The big story of the week in these parts is of course the departure of Ray McKinnon as Dundee United boss.
Saturday’s 2-0 setback at Tannadice to Inverness was their second defeat in a row and proved to be the final straw for the club’s board.
However, I think it was harsh on Raymond especially so early in the season.
Managers are getting less and less time now but I still feel sorry for him.
When United drew with Dundee in the first derby at the start of the season, I thought they were decent.
Admittedly, I haven’t seen a lot of them recently but it was still a surprise to see them part company with Raymond so soon.
Obviously financial considerations will have played a part in the decision but how much longer can United go on chopping and changing managers?
There has to be a solid basis for the club to try and build.
With Raymond being an ex-player, you would think he would be the one who would get the time but it didn’t seem to be.
The players have to accept their share of blame as well. They will no doubt all come out and say how sorry they are that the manager has been sacked.
But they still have their contracts and that’s modern-day football unfortunately.
Raymond will probably reflect on some signings he maybe wishes he hadn’t made.
It is a hard one because United weren’t going to bust the bank when they were relegated but some of the players they have brought in have done it at Premiership level.
So the fact they are struggling is a concern as well. Is there a problem within the team, are they not getting on or do they simply not fancy it in the Championship?
I don’t know but one thing I am certain about is that I genuinely feel sorry for Ray – it is a hard one for him.
I think the desperation for United to get back up to the Premiership has been the major factor in his sacking but after the recent Dunfermline game they were right up there. It is so fickle and very strange.
As to his successor . . . there are a lot of names in the frame such as John Hughes, Jim McIntyre and Steven Pressley but I would have gone for Alan Stubbs.
However, it now seems he has ruled himself out of the running.
Whether to take the job is a big decision for whoever United go for. He will be thinking if I don’t get them up, then I will be for the chop at the end of the season.
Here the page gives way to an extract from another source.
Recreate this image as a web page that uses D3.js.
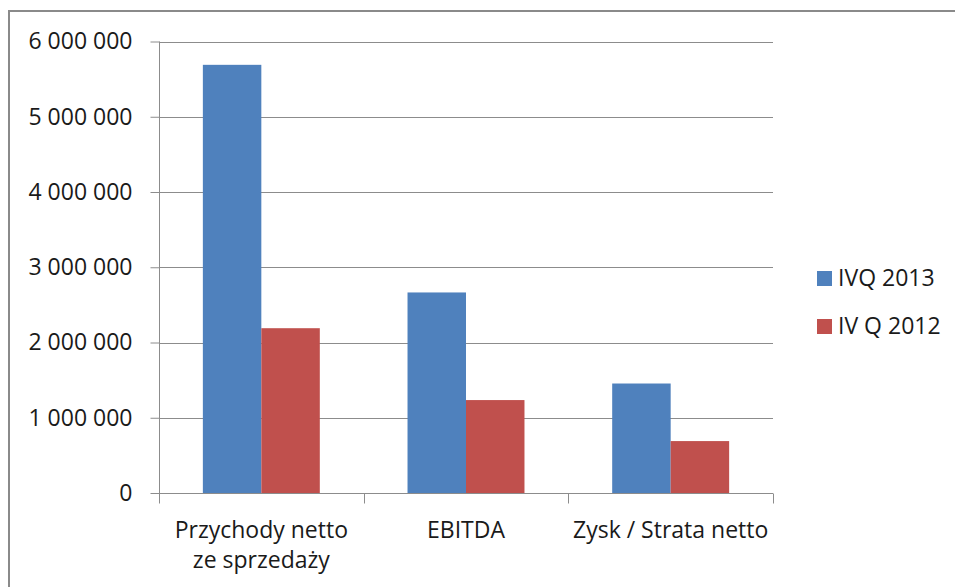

That could leave your CV up in the air. I certainly wouldn’t like to guess how many managers United have had in recent years.
In complete contrast, Brechin are at the bottom of the Championship without a win to their name but there is absolutely no suggestion that their manager Darren Dods’ position is under any threat.
I remember when I was at Forfar when he started and they were rock bottom but the board stayed faithful to him and he kept them up. The next season, he won promotion which just shows you are sometimes better giving bosses time.
There is though one manager who may be living on borrowed time – Rangers boss Pedro Caixinha.
His side lost again to Motherwell in the semi-final of the Betfred Cup at the weekend with Caixinha then slaughtering his players, calling them an embarrassment to the club.
I think I said at the start of the season that if he survives until Christmas I would be amazed and my opinion hasn’t changed.
They seem to have one or two results then a massive bump.
Caixinha certainly seems to give journalists plenty of ammo. To come out and have a go at your players like that is quite a strange one.
He picks them and he signed them so we will wait and see.
As a Motherwell fan it will be great to see them in the final but it looked like Rangers thought they just had to turn up to win the semi.
I was on the bench for Arbroath at the weekend as we hit a magnificent seven goals against Airdrie at Gayfield with only one in reply.
The lads were brilliant and it was good to see the goals being shared around as well.
We actually went 1-0 down and I said to the gaffer Dick Campbell that I would take 1-1 at half-time but we went in 4-1 up.
To be fair, our keeper David Hutton made a great save when it was 2-1 for us which was good to see.
But I felt sorry for the young Airdrie goalie Rohan Ferguson.
He didn’t do too well at a few of the goals so I just went on the pitch at the end to put an arm around him and tell him not to feel sorry for himself but to keep going.
It is the loneliest place in the world as a keeper when you let in seven – believe me I have been there myself loads of times.